She furrows her brow for a moment, scribbling down another name on the piece of receipt paper.
“Lucy!” she calls excitedly towards the back of the shop.
“Where else should she go?”
Lucy calls from the depths of the oddly shaped secondhand store. I’m on Elmwood in Buffalo, NY, a long, expansive street consisting of Victorian houses, eclectic little coffee shops, and scattered law offices and dentists. I’ve stumbled into Second Chic, a consignment shop close to where I parked.
The clerk, who I’ve just realized I never got the name of, becomes animated after I tell her I’m visiting Buffalo for the day, with the intent of writing about it.
“What do you think so far?” she said playfully, immediately grabbing a scrap of paper.
“It’s gritty,” I admit. “But I mean that in a very, very good way.”
Buffalo is gritty. And weathered. Located on Lake Erie, Buffalo is the third largest city in New York State, and seemingly, the most swept under the rug. Buffalo’s largest claim to fame include The Buffalo Bills (heheh), being the unfavorable side of Niagara Falls (the Canadian side is cleaner and has more attractions) as well as being the backdrop of Bruce Almighty, though I’m pretty confident none of it was actually filmed there.
My reason for visiting Buffalo is simple: it’s close to Rochester. In my quest to access any and all intriguing destinations during my New York State visit, I decided that on this somewhat dreary Monday, I’d hop over. Like Rochester, I’ve long neglected Buffalo, only visiting during high school once for a house party (sorry Mom and Dad), and a few times in college to visit my friend Amanda.
Otherwise, Buffalo has been far off my radar.
When I first drove in, around 10:30 AM, I beelined to Allentown, a neighborhood I located by looking up various coffee shops. I’m pleased as I quickly find a free a place to park near Five Points Bakery. It’s clean and eclectic, passing my shop requirements by having a large menu and ample seating.
Then, it goes a step further.
“Are these coffee ice cubes?” I gasp to the barista, after she hands me the cold brew.
“Yup,” she grins, laughing a little as I eagerly take a sip. “Nothing worse than the watered down part at the end.”
I completely agree.
I spend the rest of the day simply: I take a freelance meeting, walk down Elmwood, visiting the previously mentioned Second Chic, as well as Pasteurized Tees. I brunch at Ashkers Juice Bar (a strong recommendation from Second Chic clerk, who I’ll call Not Lucy from here on out). I walk around the downtown, only reminded once or twice that I’m a small female traveling alone. I explore the Theatre District, flirt with the idea of visiting a brewery, and nearly cross into Canada by mistake.
I’m mostly an observer today, taking note of the old Victorian houses, crowded city streets and trendy, yet unpretentious Buffalonians. Many are tattoo clad, with dark ripped jeans and sneakers, but the overall sense I get is that they figure “meh, it’s good enough”, as they get dressed, before going about their lives.
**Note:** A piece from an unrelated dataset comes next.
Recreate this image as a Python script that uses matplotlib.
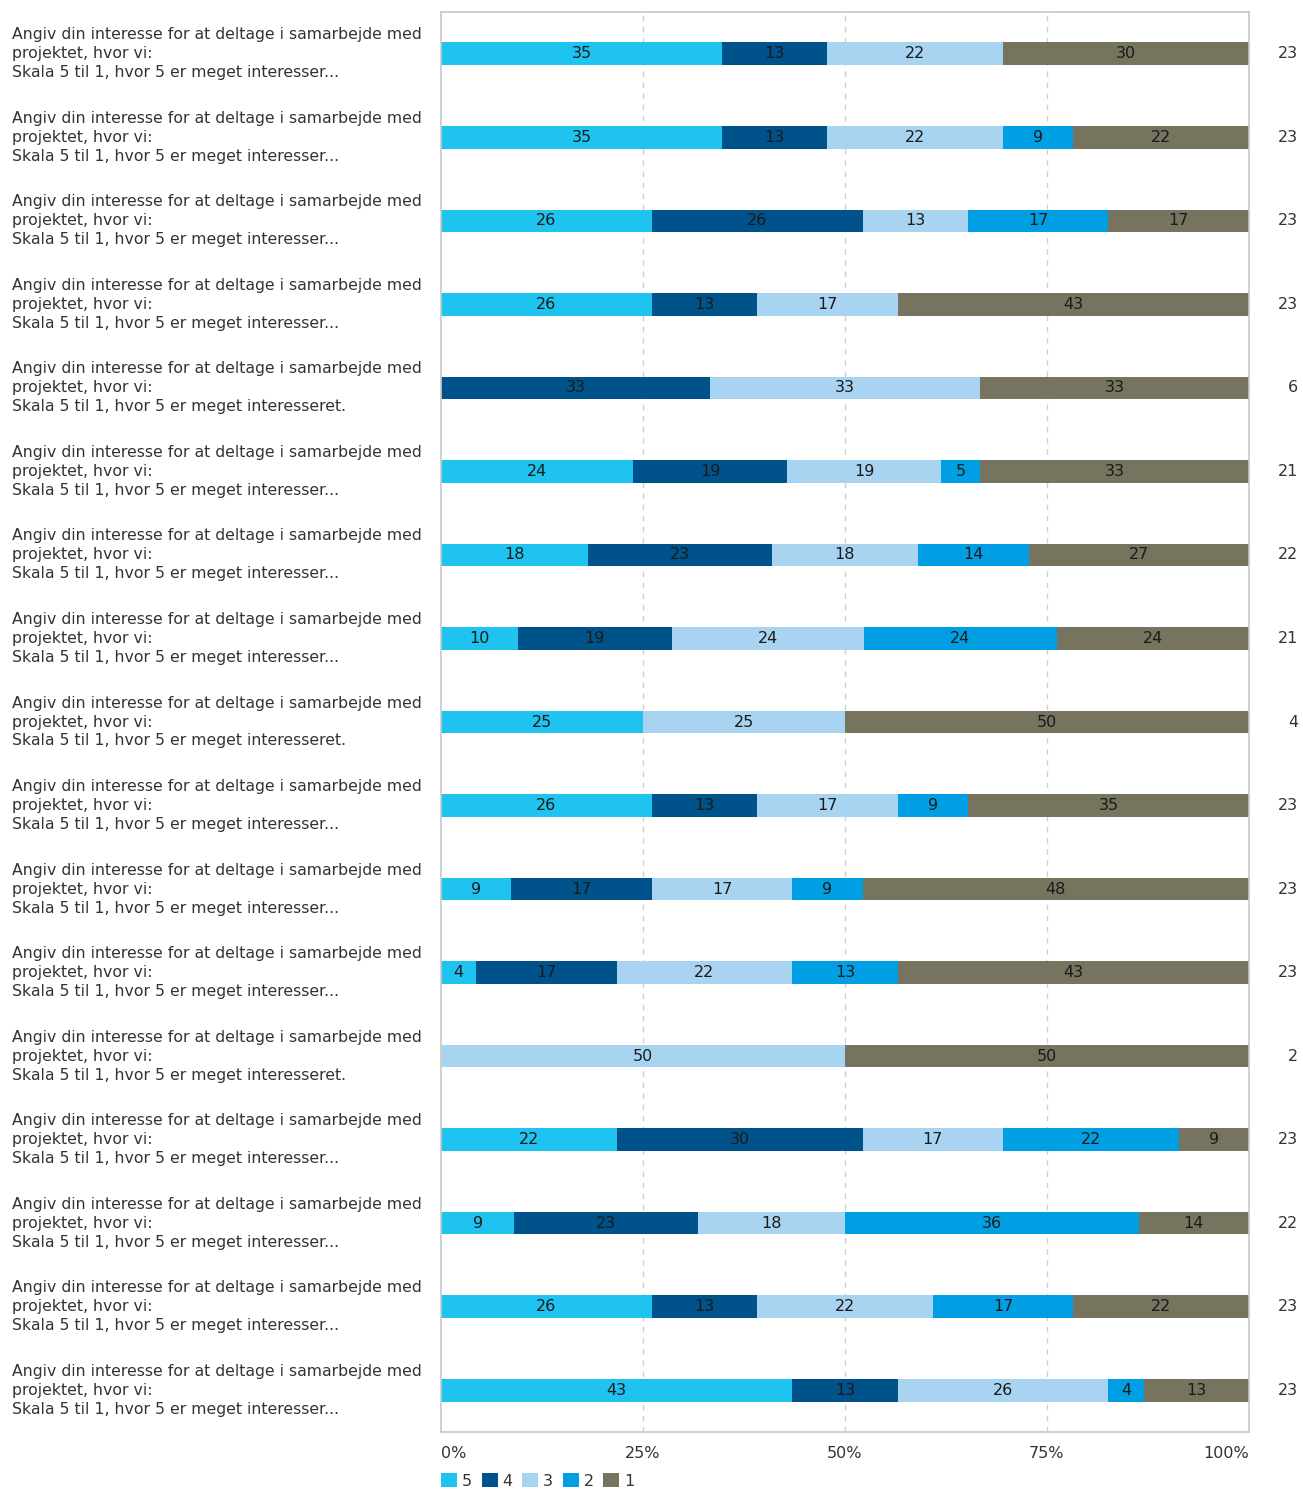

The city is mostly kind to me, and seemingly happy to have me as a guest. I find $20 on the ground, which I use to get thai takeout from The King and I on the way home. Free parking was abundant; the only paid spot I was forced to park in had over an hour on the meter. No one really bothers me and or asks me questions, in fact, when I accidentally drive down a one way street, I get a dirty look but absolutely no encouragement to turn around.
My last stop on the trip is another coffee shop, called Tipico.
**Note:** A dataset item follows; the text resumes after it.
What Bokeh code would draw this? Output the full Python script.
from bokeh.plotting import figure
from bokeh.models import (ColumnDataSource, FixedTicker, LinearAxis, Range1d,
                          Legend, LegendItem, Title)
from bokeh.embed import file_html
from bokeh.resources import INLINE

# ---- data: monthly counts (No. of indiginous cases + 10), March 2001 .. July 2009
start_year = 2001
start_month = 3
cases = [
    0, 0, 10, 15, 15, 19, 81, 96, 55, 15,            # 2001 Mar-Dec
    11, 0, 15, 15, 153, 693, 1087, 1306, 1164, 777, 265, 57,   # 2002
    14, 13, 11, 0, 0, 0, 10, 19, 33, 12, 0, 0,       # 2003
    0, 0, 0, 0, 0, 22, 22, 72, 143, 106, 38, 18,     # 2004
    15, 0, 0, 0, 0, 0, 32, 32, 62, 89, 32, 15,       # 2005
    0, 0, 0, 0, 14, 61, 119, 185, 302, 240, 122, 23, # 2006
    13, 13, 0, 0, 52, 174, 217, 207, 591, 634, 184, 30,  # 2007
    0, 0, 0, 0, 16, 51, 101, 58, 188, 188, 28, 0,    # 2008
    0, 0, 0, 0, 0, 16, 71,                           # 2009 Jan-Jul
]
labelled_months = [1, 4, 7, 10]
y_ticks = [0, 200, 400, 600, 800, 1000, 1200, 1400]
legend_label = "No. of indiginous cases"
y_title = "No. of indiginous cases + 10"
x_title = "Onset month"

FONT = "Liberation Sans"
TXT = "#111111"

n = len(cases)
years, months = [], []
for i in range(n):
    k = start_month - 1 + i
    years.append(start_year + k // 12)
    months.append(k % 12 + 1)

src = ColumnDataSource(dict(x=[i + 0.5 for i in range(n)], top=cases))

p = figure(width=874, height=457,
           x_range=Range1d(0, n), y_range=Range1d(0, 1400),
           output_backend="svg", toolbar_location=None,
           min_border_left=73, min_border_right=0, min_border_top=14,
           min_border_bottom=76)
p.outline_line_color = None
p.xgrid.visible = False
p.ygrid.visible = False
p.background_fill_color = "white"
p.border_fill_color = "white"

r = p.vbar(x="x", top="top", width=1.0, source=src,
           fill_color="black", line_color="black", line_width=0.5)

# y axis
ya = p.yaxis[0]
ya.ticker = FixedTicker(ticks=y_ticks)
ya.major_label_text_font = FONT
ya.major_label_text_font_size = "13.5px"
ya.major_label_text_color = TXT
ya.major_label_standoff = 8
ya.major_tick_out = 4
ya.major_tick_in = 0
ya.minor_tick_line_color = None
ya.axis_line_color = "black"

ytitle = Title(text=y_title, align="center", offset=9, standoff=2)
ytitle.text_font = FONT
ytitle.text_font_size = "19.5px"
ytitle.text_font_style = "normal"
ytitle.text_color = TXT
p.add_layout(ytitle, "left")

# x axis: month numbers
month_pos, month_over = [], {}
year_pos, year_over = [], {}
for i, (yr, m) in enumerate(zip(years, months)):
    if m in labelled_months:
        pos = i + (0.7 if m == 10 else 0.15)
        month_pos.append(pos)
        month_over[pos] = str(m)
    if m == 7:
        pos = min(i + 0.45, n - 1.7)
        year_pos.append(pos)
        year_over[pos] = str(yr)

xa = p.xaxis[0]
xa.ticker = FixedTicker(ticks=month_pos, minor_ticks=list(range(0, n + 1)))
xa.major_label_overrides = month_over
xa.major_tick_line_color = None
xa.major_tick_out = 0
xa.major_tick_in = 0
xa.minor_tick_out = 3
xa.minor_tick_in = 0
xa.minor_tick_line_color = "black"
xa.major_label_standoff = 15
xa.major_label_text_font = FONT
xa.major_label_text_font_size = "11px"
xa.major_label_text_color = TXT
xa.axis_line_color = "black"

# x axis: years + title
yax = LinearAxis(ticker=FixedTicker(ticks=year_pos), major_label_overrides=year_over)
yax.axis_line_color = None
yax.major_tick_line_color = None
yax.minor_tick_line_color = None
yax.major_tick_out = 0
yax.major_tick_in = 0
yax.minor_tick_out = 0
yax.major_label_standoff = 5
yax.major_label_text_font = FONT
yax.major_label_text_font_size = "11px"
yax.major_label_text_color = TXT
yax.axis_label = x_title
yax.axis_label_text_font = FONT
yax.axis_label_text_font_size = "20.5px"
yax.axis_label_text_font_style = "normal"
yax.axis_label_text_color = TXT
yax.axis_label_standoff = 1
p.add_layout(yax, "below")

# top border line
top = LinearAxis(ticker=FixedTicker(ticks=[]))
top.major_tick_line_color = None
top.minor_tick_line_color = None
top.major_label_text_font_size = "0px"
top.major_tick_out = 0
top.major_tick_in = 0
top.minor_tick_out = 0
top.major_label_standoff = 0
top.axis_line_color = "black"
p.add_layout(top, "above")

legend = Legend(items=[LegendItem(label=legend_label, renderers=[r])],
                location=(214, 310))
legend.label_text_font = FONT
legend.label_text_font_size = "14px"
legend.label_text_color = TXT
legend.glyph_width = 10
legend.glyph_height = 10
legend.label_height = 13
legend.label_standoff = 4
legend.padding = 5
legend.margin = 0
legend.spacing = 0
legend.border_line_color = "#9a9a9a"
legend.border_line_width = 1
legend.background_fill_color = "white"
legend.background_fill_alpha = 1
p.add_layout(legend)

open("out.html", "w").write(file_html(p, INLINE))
I weaved through pockets of cramped blocks and questionable neighborhoods, contemplating every minute or so if I should forget about stopping in. There’s worn residential buildings with eclectic and colorful accents, but the area is vague in terms of overall safety. I spot a flannel clad young man walking on my route, smoking an old-fashioned wooden pipe.
I figure I’ll probably be fine.
Finally, after five or ten minutes, I arrive at my destination. There, on this seemingly average city block, sits the most stunning coffee shop I’ve ever seen.
More gorgeous than any coffee shop in Iceland, Durham or Berlin, the tall, open windows bear no screens. There’s beautifully restored brick, clean cement floors, and the perfect combination of patterned tiles. I sit, drinking an iced coffee with coconut milk, as a landscaper walks by mowing the lawn.
A bit of grass floats in, the smell of dirt and engine oil wafting in to greet me as I start to write. The Civil Wars play softly in the background, as the barista laughs with a customer. The drive over, and the wonderful feeling of accomplishment and surprise of this hidden gem, is the perfect metaphor for Buffalo.
Unexpected and unique, but casual. Nothing about it cries out for your attention. It doesn’t beg you to stay, but it’s glad that you’re here.